From c51dfa931c4536bfd3a181dbfbf1e237f43ae9a5 Mon Sep 17 00:00:00 2001
From: Hamy Ratoanina <hamy.ratoanina@toposware.com>
Date: Fri, 10 Nov 2023 17:14:35 -0500
Subject: [PATCH 3/3] Apply comments

---
 evm/src/cpu/docs/memory-handling.md | 7 ++++---
 1 file changed, 4 insertions(+), 3 deletions(-)

diff --git a/evm/src/cpu/docs/memory-handling.md b/evm/src/cpu/docs/memory-handling.md
index 944cc388ef..eb7b3f6b90 100644
--- a/evm/src/cpu/docs/memory-handling.md
+++ b/evm/src/cpu/docs/memory-handling.md
@@ -21,11 +21,12 @@ When a CPU instruction modifies the stack, it must update the top of the stack a
 
 - **The instruction pops, but doesn't push:** After use, the current top of the stack is discarded and doesn't need to be written in memory. If the stack isn't now empty (`current_row.stack_len > num_pops`), the new top of the stack is set in `next_row.mem_channels[0]` with a memory read from the stack segment. If the stack is now empty, `next_row.mem_channels[0]` is disabled.
 
-In the last two cases, there is an edge case if `current_row.stack_len` is equal to a `special_len`: `0` for a strictly pushing instruction, `num_pops` for a strictly popping instruction. Note that we do not need to check for values below `num_pops`, since this would be a stack underflow exception which is handled separately. We detect this edge case with the compound flag `1 - (current_row.stack_len - special_len) * stack_inv_aux`, where `stack_inv_aux` is constrained to be the modular inverse of `(current_row.stack_len - special_len)` if it's non-zero, or `0` otherwise. The flag is `1` if `stack_len` is equal to `special_len`, and `0` otherwise.
+In the last two cases, there is an edge case if `current_row.stack_len` is equal to a `special_len`. For a strictly pushing instruction, this happens if the stack is empty, and `special_len = 0`. For a strictly popping instruction, this happens if the next stack is empty, i.e. that all remaining elements are popped, and `special_len = num_pops`. Note that we do not need to check for values below `num_pops`, since this would be a stack underflow exception which is handled separately.

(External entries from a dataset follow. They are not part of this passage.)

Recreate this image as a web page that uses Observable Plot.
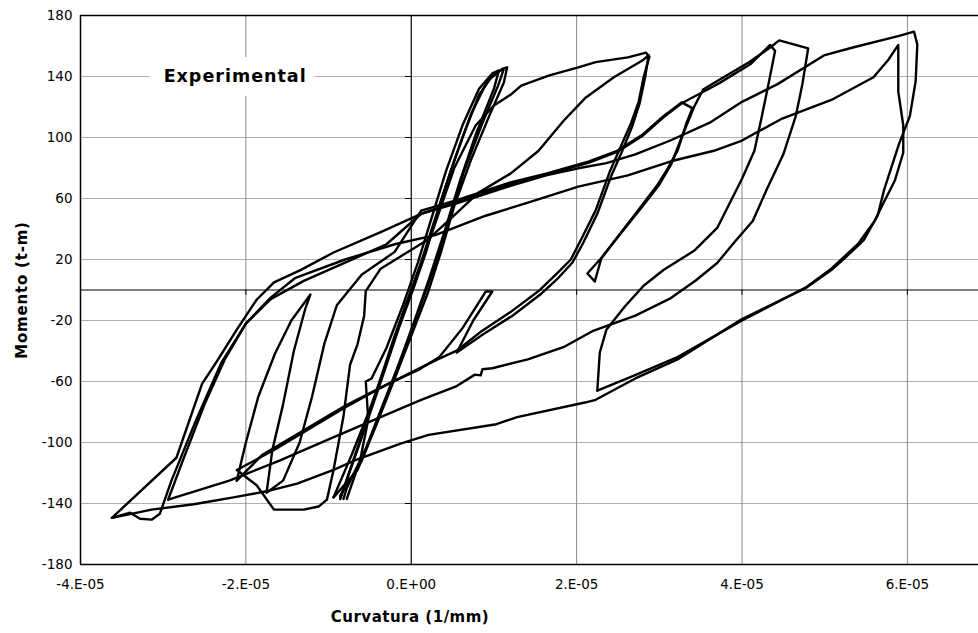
<!DOCTYPE html>
<html><head><meta charset="utf-8">
<script src="https://cdn.jsdelivr.net/npm/d3@7"></script>
<script src="https://cdn.jsdelivr.net/npm/@observablehq/plot@0.6"></script>
<style>
body{margin:0;background:#fff;font-family:"DejaVu Sans",Verdana,sans-serif;}
#chart{position:relative;width:978px;height:633px;overflow:hidden;}
</style>
</head><body><div id="chart"></div>
<script>
// Curvature values are in units of 1e-5 (1/mm); moment in t-m
const xTicks = [-4, -2, 0, 2, 4, 6];
const yTicks = [-180, -140, -100, -60, -20, 20, 60, 100, 140, 180];
const xTitle = "Curvatura (1/mm)";
const yTitle = "Momento (t-m)";
const seriesLabel = "Experimental";

const elastic1 = [[-0.86,-137],[-0.62,-100],[-0.38,-62],[-0.15,-25],[0.02,0],[0.18,25],[0.34,55],[0.52,85],[0.72,115],[0.92,137],[1.1,145],[1.16,146],[1.12,136],[0.95,115],[0.72,85],[0.52,55],[0.36,25],[0.2,-2],[0.0,-30],[-0.2,-58],[-0.42,-88],[-0.65,-118],[-0.94,-136]];
const elastic2 = [[-0.94,-136],[-0.72,-108],[-0.5,-78],[-0.28,-45],[-0.08,-12],[0.1,15],[0.26,42],[0.44,72],[0.62,100],[0.82,128],[1.0,142],[1.12,145],[1.05,134],[0.85,108],[0.64,78],[0.45,45],[0.28,15],[0.1,-12],[-0.1,-42],[-0.32,-72],[-0.55,-104],[-0.78,-130],[-0.82,-137]];
const elastic3 = [[-0.78,-137],[-0.62,-112],[-0.52,-85],[-0.55,-60],[-0.48,-58],[-0.3,-38],[-0.1,-10],[0.08,18],[0.25,48],[0.42,78],[0.62,108],[0.82,132],[0.98,142],[1.06,144],[1.0,132],[0.78,102],[0.58,70],[0.4,38],[0.22,8],[0.04,-20],[-0.16,-50],[-0.38,-82],[-0.6,-112],[-0.86,-135]];

const cycle2a = [[-0.86,-137],[-0.66,-105],[-0.42,-66],[-0.2,-30],[0.04,6],[0.28,42],[0.52,80],[0.78,108],[1.0,121],[1.2,128],[1.33,134],[1.67,140.7],[2.02,146],[2.23,149.4],[2.62,152.5],[2.84,155.6],[2.88,153],[2.81,139.5],[2.75,123.4],[2.66,109.7],[2.53,93.6],[2.4,77.5],[2.23,52.2],[2.06,33.8],[1.93,20],[1.76,10.8],[1.54,-0.7],[1.2,-14.5],[0.85,-27],[0.55,-39.8],[0.3,-46],[0,-54],[-0.4,-65],[-0.8,-77],[-1.2,-90],[-1.6,-103],[-1.9,-112],[-2.11,-118],[-1.87,-128],[-1.66,-144],[-1.3,-144],[-1.12,-142],[-1.02,-137.5]];
const cycle2b = [[-1.02,-137.5],[-0.94,-118],[-0.82,-83],[-0.74,-49],[-0.65,-35.6],[-0.57,-17],[-0.55,-0.7],[-0.37,14],[-0.13,22],[0.2,33],[0.5,48],[0.81,63.7],[1.2,76.3],[1.54,91.3],[1.84,110.8],[2.1,125.7],[2.45,139.5],[2.81,151],[2.87,154],[2.83,140],[2.76,122],[2.67,107],[2.55,91],[2.42,75],[2.25,50],[2.08,31],[1.95,18],[1.78,8],[1.56,-3],[1.22,-17],[0.87,-29],[0.55,-41],[0.75,-20],[0.98,-1],[0.9,-1],[0.62,-25],[0.34,-44],[0.1,-52],[-0.3,-62],[-0.8,-76],[-1.3,-92],[-1.8,-108],[-2.11,-125]];
const cycle2c = [[-2.11,-125],[-2.0,-100],[-1.85,-70],[-1.65,-42],[-1.45,-20],[-1.22,-3],[-1.28,-12],[-1.42,-40],[-1.55,-75],[-1.68,-105],[-1.75,-133],[-1.55,-125],[-1.35,-100],[-1.2,-70],[-1.05,-35],[-0.9,-10],[-0.6,10],[-0.2,25],[0.12,52],[0.55,59],[1.2,70.6],[1.63,76.3],[2.15,84.4],[2.49,91.3],[2.79,101.6],[3.05,114],[3.27,123],[3.4,119.3],[3.33,109.7],[3.22,91.3],[3.09,78.6],[2.97,68.3],[2.71,49.9],[2.53,37.2],[2.32,22.3],[2.13,10.8],[2.22,5.7]];
const cycle3a = [[2.22,5.7],[2.3,21],[2.45,31.5],[2.62,43],[2.79,54.5],[2.99,68.3],[3.14,82],[3.29,102.8],[3.42,120],[3.53,131.5],[3.7,137],[4.09,149.5],[4.34,159],[4.45,163.7],[4.8,158.4],[4.73,135],[4.65,114],[4.5,89],[4.3,66],[4.13,45.3],[3.91,31.5],[3.7,17.7],[3.44,6.2],[3.14,-5.3],[2.71,-16.8],[2.19,-27],[1.84,-37.5],[1.41,-45.5],[0.98,-51.3],[0.86,-52],[0.84,-56],[0.77,-55.5],[0.55,-63],[0.12,-72],[-0.4,-84],[-1.0,-98],[-1.6,-112],[-2.2,-125],[-2.94,-137.5]];
const cycle3b = [[-2.94,-137.5],[-2.75,-110],[-2.5,-75],[-2.25,-45],[-2.0,-22],[-1.7,-6],[-1.3,6],[-0.8,18],[-0.3,30],[0.12,50],[0.55,58],[1.2,69.5],[1.63,75.5],[2.15,83.6],[2.49,90.5],[2.79,100.8],[3.05,113.2],[3.27,122.5],[3.55,130.5],[3.72,135.5],[4.1,148],[4.34,160.7],[4.4,156.8],[4.32,135],[4.24,114],[4.15,91.3],[4.0,72.9],[3.7,40.7],[3.42,25.7],[3.05,13.1],[2.81,2.8],[2.58,-11],[2.36,-26],[2.28,-41],[2.25,-66]];
const cycle4a = [[2.25,-66],[2.7,-56],[3.22,-44],[4.0,-20],[4.78,2],[5.08,14],[5.4,30],[5.6,45],[5.72,58],[5.85,72],[5.95,90],[5.95,108],[5.89,130],[5.89,160.7],[5.77,151],[5.59,139.5],[5.08,124.6],[4.47,112],[4.0,98],[3.66,91.3],[3.14,84.4],[2.62,75.2],[2.02,67.8],[1.45,58],[0.9,48.7],[0.29,36],[-0.2,30],[-0.8,20],[-1.4,8],[-1.7,-5],[-2.0,-22],[-2.3,-48],[-2.6,-85],[-2.9,-125],[-3.04,-146.7],[-3.14,-150.6],[-3.28,-150],[-3.4,-146],[-3.62,-149.4]];
const cycle4b = [[-3.62,-149.4],[-2.84,-110],[-2.53,-61.6],[-2.35,-46.7],[-2.11,-26],[-1.87,-6.4],[-1.66,5],[-1.34,13],[-0.94,24.6],[-0.37,38],[0.12,49.9],[0.55,56.8],[1.2,68.3],[1.63,75.2],[2.02,79.8],[2.36,83.2],[2.71,89],[3.14,98.2],[3.61,109.7],[4.0,123.4],[4.43,135],[4.99,153.8],[5.34,159],[5.9,166.6],[6.08,169.4],[6.12,161],[6.10,137],[6.03,114],[5.9,96],[5.72,66],[5.64,48.7],[5.47,32.6],[5.27,22.3],[5.08,13.1],[4.78,1.6],[4.0,-19],[3.22,-45.5],[2.71,-58],[2.23,-72],[2.10,-73.8],[1.28,-83.4],[1.03,-88],[0.21,-95],[-0.13,-100.7],[-0.65,-111],[-0.94,-118],[-1.38,-127],[-1.75,-132],[-2.15,-136],[-2.63,-140.5],[-3.14,-144],[-3.62,-149.4]];

const branches = {elastic1, elastic2, elastic3, cycle2a, cycle2b, cycle2c, cycle3a, cycle3b, cycle4a, cycle4b};
const rows = Object.entries(branches).flatMap(([id, pts]) => pts.map(([c, m]) => ({id, c, m})));

const fmtX = d => d === 0 ? "0.E+00" : `${d}.E-05`;
const font = "DejaVu Sans, Verdana, sans-serif";

const chart = Plot.plot({
  width: 978, height: 633,
  marginLeft: 80, marginRight: 0, marginTop: 15, marginBottom: 69,
  x: {type: "linear", domain: [-4, 6.86], axis: null},
  y: {type: "linear", domain: [-180, 180], axis: null},
  style: {fontFamily: font, background: "#fff"},
  marks: [
    Plot.ruleY(yTicks.filter(d => Math.abs(d) < 180), {stroke: "#b0b0b0", strokeWidth: 1}),
    Plot.ruleX(xTicks.filter(d => d !== 0 && d !== -4), {stroke: "#8a8a8a", strokeWidth: 1}),
    Plot.rect([seriesLabel], {x1: -3.16, x2: -1.16, y1: 127, y2: 152.5, fill: "#fff"}),
    Plot.text([seriesLabel], {x: -2.13, y: 140, text: d => d, fontSize: 17.5, fontWeight: "bold", fill: "#000"}),
    Plot.line(rows, {x: "c", y: "m", z: "id", stroke: "#000", strokeWidth: 2.4, strokeLinejoin: "round"}),
    Plot.ruleY([0], {stroke: "#000", strokeWidth: 1.2}),
    Plot.ruleX([0], {stroke: "#000", strokeWidth: 1.2}),
    Plot.ruleX(xTicks.filter(d => d !== -4 && d !== 0), {x: d => d, y1: 0, y2: -3.5, stroke: "#000"}),
    Plot.ruleY(yTicks.filter(d => Math.abs(d) < 180), {y: d => d, x1: -0.07, x2: 0, stroke: "#000"}),
    Plot.ruleY([-180, 180], {stroke: "#000", strokeWidth: 1.5}),
    Plot.ruleX([-4], {stroke: "#000", strokeWidth: 1.5}),
    Plot.text(yTicks, {x: -4, y: d => d, text: d => String(d), textAnchor: "end", dx: -8, fontSize: 13.5, fill: "#000"}),
    Plot.text(xTicks, {x: d => d, y: -180, text: fmtX, dy: 20, fontSize: 13.5, fill: "#000"})
  ]
});
const svg = d3.select(chart);
svg.selectAll("g[font-size='17.5']").attr("letter-spacing", "1px");
svg.append("text").attr("x", 410).attr("y", 622).attr("text-anchor", "middle")
  .attr("font-size", 15).attr("font-weight", "bold").attr("letter-spacing", "0.5px").attr("font-family", font).text(xTitle);
svg.append("text").attr("transform", "translate(27,290) rotate(-90)").attr("text-anchor", "middle")
  .attr("font-size", 15).attr("font-weight", "bold").attr("letter-spacing", "0.8px").attr("font-family", font).text(yTitle);
document.getElementById("chart").appendChild(chart);
</script>
</body></html>
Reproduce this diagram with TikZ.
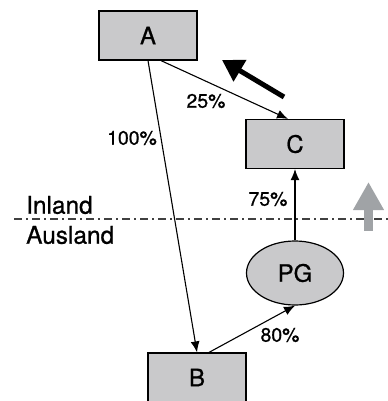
\documentclass[tikz,border=0pt]{standalone}
\usepackage{fontspec}
\setmainfont{TeX Gyre Heros}[FakeBold=0.8]
\usetikzlibrary{arrows.meta,shapes.geometric}
\definecolor{boxgray}{RGB}{201,201,203}
\definecolor{arrgray}{RGB}{160,163,166}
\tikzset{
  firm/.style={draw, line width=1.2bp, fill=boxgray, minimum width=98bp, minimum height=49bp,
    inner sep=0pt, font=\fontsize{24}{28}\selectfont},
  share/.style={-{Latex[length=11bp,width=9bp]}, line width=1.1bp},
  pct/.style={inner sep=0pt, font=\fontsize{19.5}{22}\selectfont},
  side/.style={inner sep=0pt, font=\fontsize{24.5}{28}\selectfont}
}
\begin{document}
\begin{tikzpicture}[x=1bp,y=-1bp]
        \useasboundingbox (0,0) rectangle (388,401);
        % Gesellschaften
        \node[firm] (A) at (148,35.5) {A};
        \node[firm] (C) at (295,144) {C};
        \node[firm] (B) at (197,377.5) {B};
        \node[draw, line width=1.2bp, fill=boxgray, ellipse, minimum width=97bp, minimum height=64bp,
          inner sep=0pt, font=\fontsize{24}{28}\selectfont] (PG) at (295,273) {PG};

        % Beteiligungen
        \draw[share] (A.south) -- (B.north);
        \draw[share] ([xshift=13bp]A.south) -- ([xshift=-7bp]C.north);
        \draw[share] ([xshift=12bp]B.north) -- (PG.south);
        \draw[share] (PG.north) -- (C.south);

        \node[pct] (p100) at (132,138) {100\%};
        \node[pct] (p25) at (206,101) {25\%};
        \node[pct] (p75) at (268,199) {75\%};
        \node[pct] (p80) at (280,335) {80\%};

        % Grenze
        \coordinate (g1) at (14,219);
        \coordinate (g2) at (388,219);
        \draw[line width=1.1bp, black!75, dash pattern=on 8bp off 4bp on 2bp off 4bp] (g1) -- (g2);
        \node[side, anchor=west] (inl) at (26,205) {Inland};
        \node[side, anchor=west] (ausl) at (26,235) {Ausland};

        % Pfeile
        \coordinate (s1) at (284,97);
        \coordinate (s2) at (222,60);
        \draw[line width=5bp, -{Triangle[length=21bp,width=24bp]}] (s1) -- (s2);
        \coordinate (g3) at (368.5,231);
        \coordinate (g4) at (368.5,182);
        \draw[line width=9bp, arrgray, -{Triangle[length=28bp,width=29bp]}] (g3) -- (g4);
    \end{tikzpicture}
\end{document}
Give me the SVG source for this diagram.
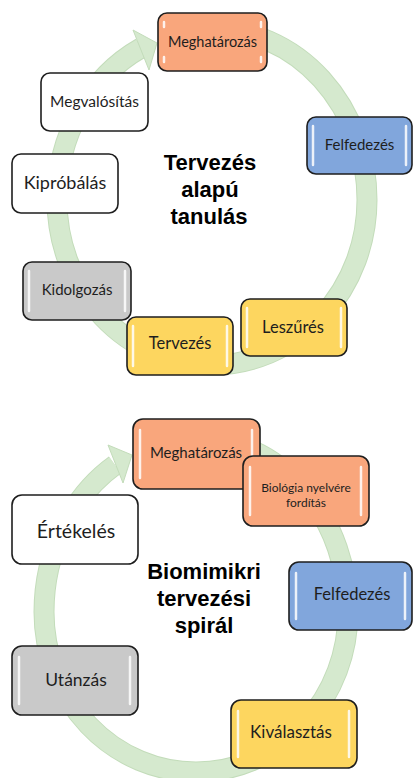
<svg xmlns="http://www.w3.org/2000/svg" width="413" height="778" viewBox="0 0 413 778">
<style>
.ring-o{fill:none;stroke:#c3dcba;stroke-width:21}
.ring-i{fill:none;stroke:#d5e9ce;stroke-width:19}
.head{fill:#d5e9ce;stroke:#c3dcba;stroke-width:1}
.box{stroke:#1e1e1e;stroke-width:1.6}
.orange{fill:#f9a67c}
.blue{fill:#81a6dc}
.yellow{fill:#fdd65f}
.gray{fill:#c9c9c9}
.white{fill:#ffffff}
.gl{stroke:#ffffff;stroke-width:2.5;stroke-linecap:round;opacity:0.85}
.t{font-family:Lato,"Open Sans","DejaVu Sans",sans-serif;fill:#1e1e1e;text-anchor:middle}
.title{font-family:"Liberation Sans",Arial,sans-serif;font-weight:bold;font-size:22px;fill:#000;text-anchor:middle}
</style>
<rect width="413" height="778" fill="#ffffff"/>
<g id="connectors">
  <path class="ring-o" d="M 212 29 A 155 171 0 0 1 367 200 A 155 165 0 0 1 212 365 A 155 165 0 0 1 57 200 A 155 171 0 0 1 141 48"/>
  <path class="ring-i" d="M 212 29 A 155 171 0 0 1 367 200 A 155 165 0 0 1 212 365 A 155 165 0 0 1 57 200 A 155 171 0 0 1 141 48"/>
  <polygon class="head" points="133,30 157,43 149,70"/>
  <path class="ring-o" d="M 196 438 A 152 174 0 0 1 348 612 A 152 160 0 0 1 196 772 A 152 160 0 0 1 44 612 A 152 174 0 0 1 115 465"/>
  <path class="ring-i" d="M 196 438 A 152 174 0 0 1 348 612 A 152 160 0 0 1 196 772 A 152 160 0 0 1 44 612 A 152 174 0 0 1 115 465"/>
  <polygon class="head" points="108,445 132,455 123,483"/>
</g>
<g id="title1">
  <text class="title" x="210" y="170">Tervezés</text>
  <text class="title" x="210" y="197">alapú</text>
  <text class="title" x="209" y="224">tanulás</text>
</g>
<g id="title2">
  <text class="title" x="204" y="579">Biomimikri</text>
  <text class="title" x="204" y="606">tervezési</text>
  <text class="title" x="204" y="633">spirál</text>
</g>
<g id="t-meghatarozas">
  <rect class="box orange" x="158" y="13" width="109" height="58" rx="9"/>
  <path class="gl" d="M164 22 V27 M261 22 V27 M164 57 V62 M261 57 V62"/>
  <text class="t" x="212.5" y="47" font-size="14.5">Meghatározás</text>
</g>
<g id="t-felfedezes">
  <rect class="box blue" x="307" y="117" width="105" height="57" rx="9"/>
  <path class="gl" d="M313 126 V165 M406 126 V165"/>
  <text class="t" x="359.5" y="150" font-size="15">Felfedezés</text>
</g>
<g id="t-leszures">
  <rect class="box yellow" x="241" y="299" width="106" height="57" rx="9"/>
  <path class="gl" d="M247 308 V347 M341 308 V347"/>
  <text class="t" x="293" y="333" font-size="16.5">Leszűrés</text>
</g>
<g id="t-kidolgozas">
  <rect class="box gray" x="23" y="262" width="108" height="58" rx="9"/>
  <path class="gl" d="M29 271 V311 M125 271 V311"/>
  <text class="t" x="77" y="295" font-size="15">Kidolgozás</text>
</g>
<g id="t-tervezes">
  <rect class="box yellow" x="127" y="317" width="106" height="58" rx="9"/>
  <path class="gl" d="M133 326 V366 M227 326 V366"/>
  <text class="t" x="180" y="349" font-size="16.5">Tervezés</text>
</g>
<g id="t-kiprobalas">
  <rect class="box white" x="12" y="154" width="106" height="59" rx="9"/>
  <text class="t" x="65" y="189" font-size="18">Kipróbálás</text>
</g>
<g id="t-megvalositas">
  <rect class="box white" x="41" y="73" width="107" height="58" rx="9"/>
  <text class="t" x="94.5" y="107" font-size="15.5">Megvalósítás</text>
</g>
<g id="b-meghatarozas">
  <rect class="box orange" x="133" y="419" width="127" height="70" rx="10"/>
  <path class="gl" d="M140 430 V478 M252 430 V478"/>
  <text class="t" x="196" y="458" font-size="15">Meghatározás</text>
</g>
<g id="b-biologia">
  <rect class="box orange" x="243" y="456" width="126" height="70" rx="10"/>
  <path class="gl" d="M250 467 V515 M361 467 V515"/>
  <text class="t" x="306" y="492" font-size="12">Biológia nyelvére</text>
  <text class="t" x="306" y="507" font-size="12">fordítás</text>
</g>
<g id="b-felfedezes">
  <rect class="box blue" x="289" y="562" width="123" height="68" rx="10"/>
  <path class="gl" d="M296 573 V619 M405 573 V619"/>
  <text class="t" x="352" y="600" font-size="16.5">Felfedezés</text>
</g>
<g id="b-kivalasztas">
  <rect class="box yellow" x="231" y="700" width="126" height="68" rx="10"/>
  <path class="gl" d="M238 711 V757 M349 711 V757"/>
  <text class="t" x="291" y="738" font-size="17">Kiválasztás</text>
</g>
<g id="b-utanzas">
  <rect class="box gray" x="12" y="646" width="126" height="69" rx="10"/>
  <path class="gl" d="M19 657 V704 M130 657 V704"/>
  <text class="t" x="76" y="686" font-size="17.5">Utánzás</text>
</g>
<g id="b-ertekeles">
  <rect class="box white" x="12" y="495" width="126" height="69" rx="10"/>
  <text class="t" x="76" y="538" font-size="19.5">Értékelés</text>
</g>
</svg>
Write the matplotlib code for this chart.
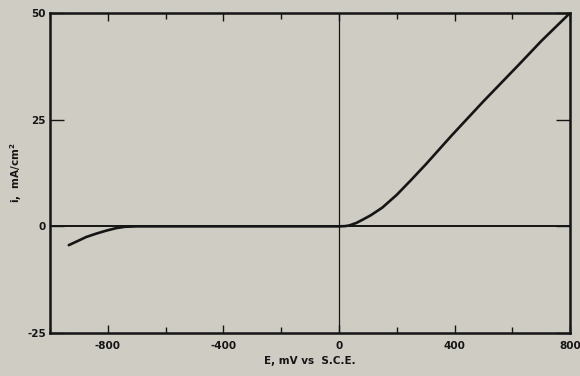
import matplotlib
matplotlib.use("Agg")
import matplotlib.pyplot as plt
from matplotlib.ticker import MultipleLocator

plt.rcParams["axes.unicode_minus"] = False

# polarization curve
E_mV = [-935, -900, -875, -840, -805, -770, -740, -700, -400, 0,
        20, 35, 60, 80, 110, 150, 200, 250, 300, 390,
        500, 620, 700, 800]
i_mA = [-4.4, -3.3, -2.5, -1.7, -1.0, -0.4, -0.1, 0.0, 0.0, 0.0,
        0.05, 0.2, 0.8, 1.5, 2.6, 4.4, 7.4, 10.9, 14.5, 21.3,
        29.3, 37.7, 43.4, 50.0]

x_labels = [-800, -400, 0, 400, 800]
y_labels = [-25, 0, 25, 50]

bg = "#cfccc4"
ink = "#151515"

fig = plt.figure(figsize=(5.8, 3.76), dpi=100, facecolor=bg)
ax = fig.add_axes([0.0862, 0.114, 0.897, 0.852], facecolor=bg)

ax.plot(E_mV, i_mA, color=ink, lw=1.9, solid_capstyle="round", solid_joinstyle="round")
ax.axhline(0, color=ink, lw=1.4)
ax.axvline(0, color=ink, lw=0.9)

ax.set_xlim(-1000, 800)
ax.set_ylim(-25, 50)

ax.set_xticks(x_labels)
ax.xaxis.set_minor_locator(MultipleLocator(200))
ax.set_yticks(y_labels)
ax.tick_params(axis="both", which="both", direction="in", top=True, right=True,
               colors=ink, labelsize=7.5, width=1.0)
ax.tick_params(axis="x", which="major", length=6, pad=6)
ax.tick_params(axis="x", which="minor", length=4)
ax.tick_params(axis="y", which="major", length=10, pad=3)
for lab in ax.get_xticklabels() + ax.get_yticklabels():
    lab.set_fontweight("bold")

for s in ax.spines.values():
    s.set_linewidth(1.8)
    s.set_color(ink)

ax.set_xlabel("E, mV vs  S.C.E.", fontsize=7.5, fontweight="bold", color=ink, labelpad=3)
ax.set_ylabel("i,  mA/cm$^\\mathbf{2}$", fontsize=7.5, fontweight="bold", color=ink, labelpad=2)

fig.savefig("out.png", dpi=100, facecolor=bg)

+The edge case is detected with the compound flag `1 - not_special_len * stack_inv_aux`, where `not_special_len = current_row - special_len` and `stack_inv_aux` is constrained to be the modular inverse of `is_not_special_len` if it's non-zero, or `0` otherwise. The flag is `1` if `stack_len` is equal to `special_len`, and `0` otherwise.
 
 This logic can be found in code in the `eval_packed_one` function of `stack.rs`, which multiplies all of the constraints with a degree 1 filter passed as argument.
 
 ## Operation flag merging
-To reduce the total number of columns, many operation flags are merged together (for example DUP and SWAP). If the two instructions have different stack behaviors, this can be a problem: the filter for an individual operation is now of degree 2 (e.g. `current_row.op.dup_swap * current_row.opcode_bits[4]` for SWAP) and some constraints of `eval_packed_one` are already of degree 3.
+To reduce the total number of columns, many operation flags are merged together (e.g. DUP and SWAP) and are distinguished with the binary decomposition of their opcodes. The filter for a merged operation is now of degree 2: for example, `is_swap = current_row.op.dup_swap * current_row.opcode_bits[4]` since the 4th bit is set to 1 for a SWAP and 0 for a DUP. If the two instructions have different stack behaviors, this can be a problem: `eval_packed_one`'s degrees are already of degree 3 and it can't support degree 2 filters.
 
-When this happens, stack constraints are defined manually in the operation's dedicated file (e.g. `dup_swap.rs`). Implementation details vary and can be found in the files; in general they make use of the `stack_inv_aux` and `stack_inv_aux_2` columns to lower the degree of the constraints.
+When this happens, stack constraints are defined manually in the operation's dedicated file (e.g. `dup_swap.rs`). Implementation details vary case-by-case and can be found in the files.